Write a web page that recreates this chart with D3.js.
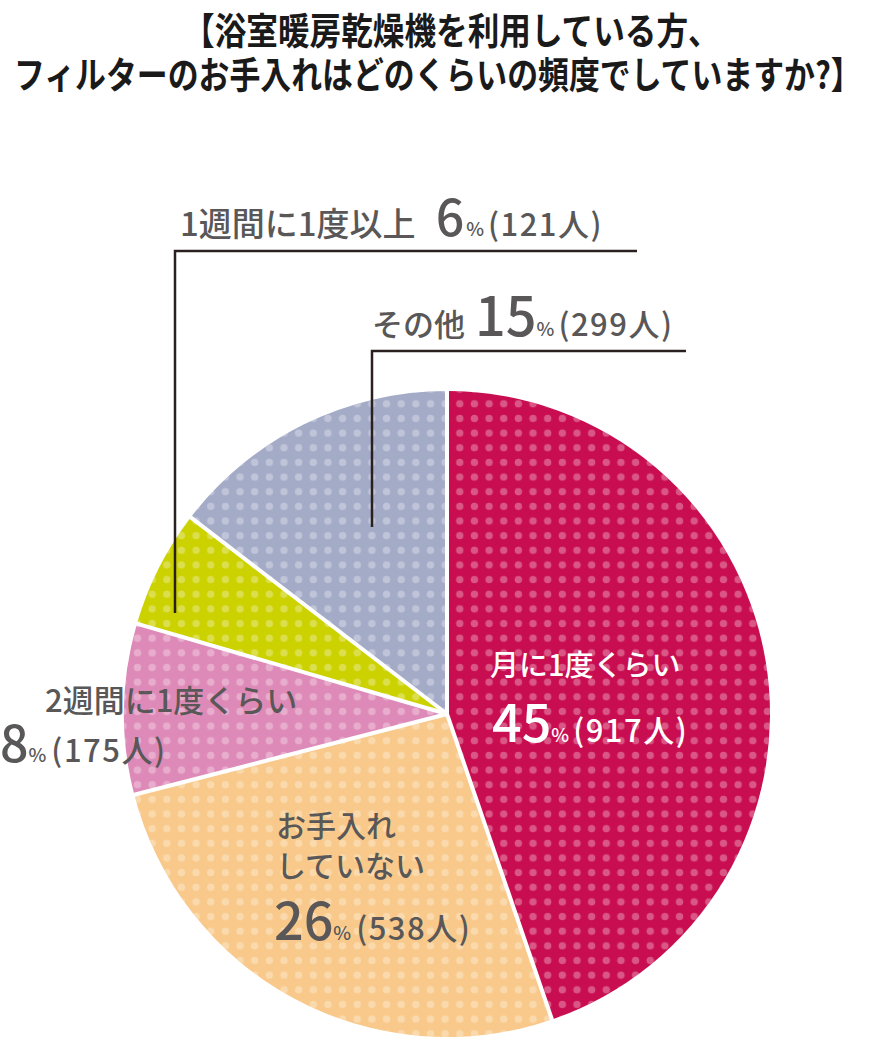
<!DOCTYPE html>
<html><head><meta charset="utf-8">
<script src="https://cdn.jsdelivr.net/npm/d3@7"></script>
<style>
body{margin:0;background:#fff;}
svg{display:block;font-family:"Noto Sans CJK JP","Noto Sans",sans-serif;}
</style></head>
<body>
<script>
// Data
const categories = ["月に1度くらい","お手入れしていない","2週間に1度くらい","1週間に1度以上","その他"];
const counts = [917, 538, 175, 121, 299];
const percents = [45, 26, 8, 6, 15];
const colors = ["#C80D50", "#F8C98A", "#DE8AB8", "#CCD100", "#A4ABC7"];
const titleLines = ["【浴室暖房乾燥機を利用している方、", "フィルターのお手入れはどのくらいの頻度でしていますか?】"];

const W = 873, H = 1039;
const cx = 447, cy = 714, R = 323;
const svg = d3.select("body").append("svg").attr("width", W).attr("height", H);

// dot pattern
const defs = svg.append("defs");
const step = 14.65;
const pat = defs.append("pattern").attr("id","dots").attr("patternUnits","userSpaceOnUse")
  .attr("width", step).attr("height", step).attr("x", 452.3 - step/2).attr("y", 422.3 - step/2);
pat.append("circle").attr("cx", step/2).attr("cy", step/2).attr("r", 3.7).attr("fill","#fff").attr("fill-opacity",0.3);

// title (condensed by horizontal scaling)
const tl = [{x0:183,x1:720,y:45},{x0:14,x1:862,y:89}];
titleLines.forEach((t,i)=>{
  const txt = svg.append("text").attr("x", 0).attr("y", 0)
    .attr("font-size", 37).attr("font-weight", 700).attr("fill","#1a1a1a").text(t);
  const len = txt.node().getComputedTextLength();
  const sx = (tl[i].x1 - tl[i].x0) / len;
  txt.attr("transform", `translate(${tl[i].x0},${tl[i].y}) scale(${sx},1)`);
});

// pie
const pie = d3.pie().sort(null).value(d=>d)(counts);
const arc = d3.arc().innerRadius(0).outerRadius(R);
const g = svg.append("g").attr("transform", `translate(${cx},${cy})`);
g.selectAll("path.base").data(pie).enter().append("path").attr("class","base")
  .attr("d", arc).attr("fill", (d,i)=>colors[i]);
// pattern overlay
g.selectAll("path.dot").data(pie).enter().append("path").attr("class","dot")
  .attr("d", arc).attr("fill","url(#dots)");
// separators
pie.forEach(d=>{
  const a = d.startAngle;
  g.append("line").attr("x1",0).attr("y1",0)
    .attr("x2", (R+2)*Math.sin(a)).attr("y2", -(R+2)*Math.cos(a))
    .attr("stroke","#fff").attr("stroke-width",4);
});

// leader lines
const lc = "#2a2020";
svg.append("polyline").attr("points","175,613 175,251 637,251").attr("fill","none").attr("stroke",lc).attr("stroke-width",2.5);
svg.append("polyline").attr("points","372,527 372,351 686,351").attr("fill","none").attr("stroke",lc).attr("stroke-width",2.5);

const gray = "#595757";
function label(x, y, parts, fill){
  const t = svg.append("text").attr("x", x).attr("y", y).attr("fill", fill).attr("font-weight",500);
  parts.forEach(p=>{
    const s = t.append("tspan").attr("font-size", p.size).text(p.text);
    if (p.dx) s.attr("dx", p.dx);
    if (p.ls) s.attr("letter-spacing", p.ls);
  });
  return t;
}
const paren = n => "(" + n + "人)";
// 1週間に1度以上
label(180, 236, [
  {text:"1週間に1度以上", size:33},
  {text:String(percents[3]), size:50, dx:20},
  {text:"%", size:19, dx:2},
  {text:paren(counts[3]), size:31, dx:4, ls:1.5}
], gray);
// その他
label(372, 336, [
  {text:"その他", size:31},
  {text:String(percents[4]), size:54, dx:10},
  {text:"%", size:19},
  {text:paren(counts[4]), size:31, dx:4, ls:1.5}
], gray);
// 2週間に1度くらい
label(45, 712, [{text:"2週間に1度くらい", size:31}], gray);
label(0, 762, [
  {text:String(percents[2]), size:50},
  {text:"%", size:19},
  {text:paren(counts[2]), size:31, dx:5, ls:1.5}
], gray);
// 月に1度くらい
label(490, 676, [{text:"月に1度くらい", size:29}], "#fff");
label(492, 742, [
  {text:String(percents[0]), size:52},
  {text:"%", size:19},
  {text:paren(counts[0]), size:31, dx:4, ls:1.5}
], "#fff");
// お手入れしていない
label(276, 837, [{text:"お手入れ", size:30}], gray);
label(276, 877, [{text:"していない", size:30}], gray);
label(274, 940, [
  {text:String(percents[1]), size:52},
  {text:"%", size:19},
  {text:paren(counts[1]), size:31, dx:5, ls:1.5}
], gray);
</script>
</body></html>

**Written problem:**
Copy the data character for character, but drop all pictures from the copy.

**Solved exercise:**
Write a web page that recreates this chart with D3.js.
<!DOCTYPE html>
<html><head><meta charset="utf-8">
<script src="https://cdn.jsdelivr.net/npm/d3@7"></script>
<style>
body{margin:0;background:#fff;}
svg{display:block;font-family:"Noto Sans CJK JP","Noto Sans",sans-serif;}
</style></head>
<body>
<script>
// Data
const categories = ["月に1度くらい","お手入れしていない","2週間に1度くらい","1週間に1度以上","その他"];
const counts = [917, 538, 175, 121, 299];
const percents = [45, 26, 8, 6, 15];
const colors = ["#C80D50", "#F8C98A", "#DE8AB8", "#CCD100", "#A4ABC7"];
const titleLines = ["【浴室暖房乾燥機を利用している方、", "フィルターのお手入れはどのくらいの頻度でしていますか?】"];

const W = 873, H = 1039;
const cx = 447, cy = 714, R = 323;
const svg = d3.select("body").append("svg").attr("width", W).attr("height", H);

// dot pattern
const defs = svg.append("defs");
const step = 14.65;
const pat = defs.append("pattern").attr("id","dots").attr("patternUnits","userSpaceOnUse")
  .attr("width", step).attr("height", step).attr("x", 452.3 - step/2).attr("y", 422.3 - step/2);
pat.append("circle").attr("cx", step/2).attr("cy", step/2).attr("r", 3.7).attr("fill","#fff").attr("fill-opacity",0.3);

// title (condensed by horizontal scaling)
const tl = [{x0:183,x1:720,y:45},{x0:14,x1:862,y:89}];
titleLines.forEach((t,i)=>{
  const txt = svg.append("text").attr("x", 0).attr("y", 0)
    .attr("font-size", 37).attr("font-weight", 700).attr("fill","#1a1a1a").text(t);
  const len = txt.node().getComputedTextLength();
  const sx = (tl[i].x1 - tl[i].x0) / len;
  txt.attr("transform", `translate(${tl[i].x0},${tl[i].y}) scale(${sx},1)`);
});

// pie
const pie = d3.pie().sort(null).value(d=>d)(counts);
const arc = d3.arc().innerRadius(0).outerRadius(R);
const g = svg.append("g").attr("transform", `translate(${cx},${cy})`);
g.selectAll("path.base").data(pie).enter().append("path").attr("class","base")
  .attr("d", arc).attr("fill", (d,i)=>colors[i]);
// pattern overlay
g.selectAll("path.dot").data(pie).enter().append("path").attr("class","dot")
  .attr("d", arc).attr("fill","url(#dots)");
// separators
pie.forEach(d=>{
  const a = d.startAngle;
  g.append("line").attr("x1",0).attr("y1",0)
    .attr("x2", (R+2)*Math.sin(a)).attr("y2", -(R+2)*Math.cos(a))
    .attr("stroke","#fff").attr("stroke-width",4);
});

// leader lines
const lc = "#2a2020";
svg.append("polyline").attr("points","175,613 175,251 637,251").attr("fill","none").attr("stroke",lc).attr("stroke-width",2.5);
svg.append("polyline").attr("points","372,527 372,351 686,351").attr("fill","none").attr("stroke",lc).attr("stroke-width",2.5);

const gray = "#595757";
function label(x, y, parts, fill){
  const t = svg.append("text").attr("x", x).attr("y", y).attr("fill", fill).attr("font-weight",500);
  parts.forEach(p=>{
    const s = t.append("tspan").attr("font-size", p.size).text(p.text);
    if (p.dx) s.attr("dx", p.dx);
    if (p.ls) s.attr("letter-spacing", p.ls);
  });
  return t;
}
const paren = n => "(" + n + "人)";
// 1週間に1度以上
label(180, 236, [
  {text:"1週間に1度以上", size:33},
  {text:String(percents[3]), size:50, dx:20},
  {text:"%", size:19, dx:2},
  {text:paren(counts[3]), size:31, dx:4, ls:1.5}
], gray);
// その他
label(372, 336, [
  {text:"その他", size:31},
  {text:String(percents[4]), size:54, dx:10},
  {text:"%", size:19},
  {text:paren(counts[4]), size:31, dx:4, ls:1.5}
], gray);
// 2週間に1度くらい
label(45, 712, [{text:"2週間に1度くらい", size:31}], gray);
label(0, 762, [
  {text:String(percents[2]), size:50},
  {text:"%", size:19},
  {text:paren(counts[2]), size:31, dx:5, ls:1.5}
], gray);
// 月に1度くらい
label(490, 676, [{text:"月に1度くらい", size:29}], "#fff");
label(492, 742, [
  {text:String(percents[0]), size:52},
  {text:"%", size:19},
  {text:paren(counts[0]), size:31, dx:4, ls:1.5}
], "#fff");
// お手入れしていない
label(276, 837, [{text:"お手入れ", size:30}], gray);
label(276, 877, [{text:"していない", size:30}], gray);
label(274, 940, [
  {text:String(percents[1]), size:52},
  {text:"%", size:19},
  {text:paren(counts[1]), size:31, dx:5, ls:1.5}
], gray);
</script>
</body></html>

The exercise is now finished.